Consensus around granularity in this context = level of detail within the data (a.k.a precision). This is quite separate from accrualPeriodicity and accuracy (if the granularity is to the nearest $100 dollars but a figure is out by $300 dollars, that's not accurate. If it's out by $10 it is still accurate event if the value of $100 is not very precise).

ODI Certificates

The ODI Certificates ask data publishers a series of questions, the answers to which then lead to the production of a certificate.
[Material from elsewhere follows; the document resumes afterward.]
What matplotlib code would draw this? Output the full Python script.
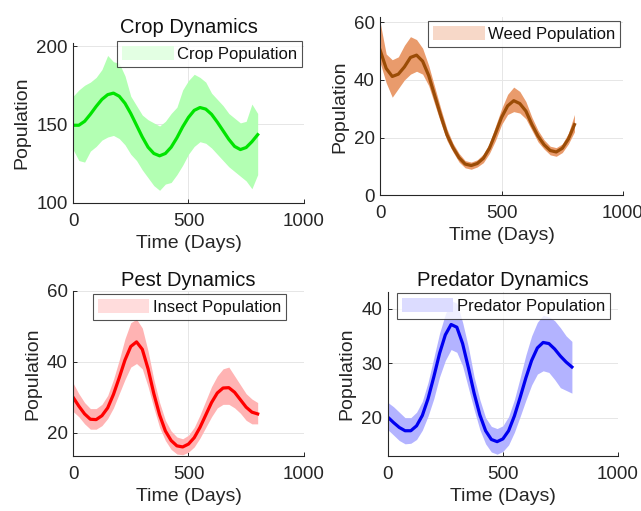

Question: - should we have a property of dcat:hasCertificate to point to a Certificate?

Raw Certificate

The needs of the Raw Certificate are covered by DCAT.

Pilot Certificate

This raises a number of issues:

  1. Whether data contains personal data, if so, has it been anonymised? If not, do you have permission to publish it?
  2. The issue of time period between creation and publication raised above.

Other than that, DCAT seems to cover it.

Standard Certificate

This raises the issue of licences and rights (which are treated differently). And it refers to the ODRS - the Open Data Rights Statement Vocabulary which DWBP will treat separately.

On privacy, ODI demands that:

  • anonymisation processes are independently audited
  • if private data is published, there is a document that states you have a legal right to publish it
  • an impact assessment of publishing the private data is required and that impact assessment must itself be independently audited

It would be easy enough to create properties and classes to cover this - should we?

Aside - there's text in the Standard Certificate documentation relevant to data citation (i.e. data usage)

Other issues raised:

  • backups - there should be regular offsite backups of the data and those backups should be public. That might be handled by a simple pointer to another dcat:Distribution, perhaps with a subproperty of dcat:distribution (dcat:backupDistribution ?) and/or a property of dcat:backupFrequency?
  • expectations of API availability, rate limiting details (SLA?) - a link to a doc is all that's asked for by the certificate.
  • Machine readable service description (see Hydra Community Group as possible way forward on this)
  • Communication channels - dcat:contactPoint has a range of VCard but ODI asks for more - suggests we look at SIOC. ODI only asks for a forum to exist and for the dataset to link to a page that tells people where to find the forum etc.

Expert

These certificates include specific provisions tailored to base registers and the like, namely machine-readable versions of:

  • a copyright notice or statement
  • the copyright year
  • the copyright holder

and in jurisdictions that include database rights:

  • the database right year
  • the database right holder

It would be easy to create DCAT terms to cover these.

I find this statement interesting: "Data at the expert level of the certificate should be an essential part of the operation of your organisation; you should be able to provide a guarantee that it will continue to be available for a long time." i.e. you should be using the data you publish yourself, it shouldn't be a separate curated version of your internal data. That could be captured in a description like "master data" or "live data." It also brings to mind the idea of "definitive data" i.e. in law, whatever this dataset says is true is the legal state of affairs (even if it's actually wrong).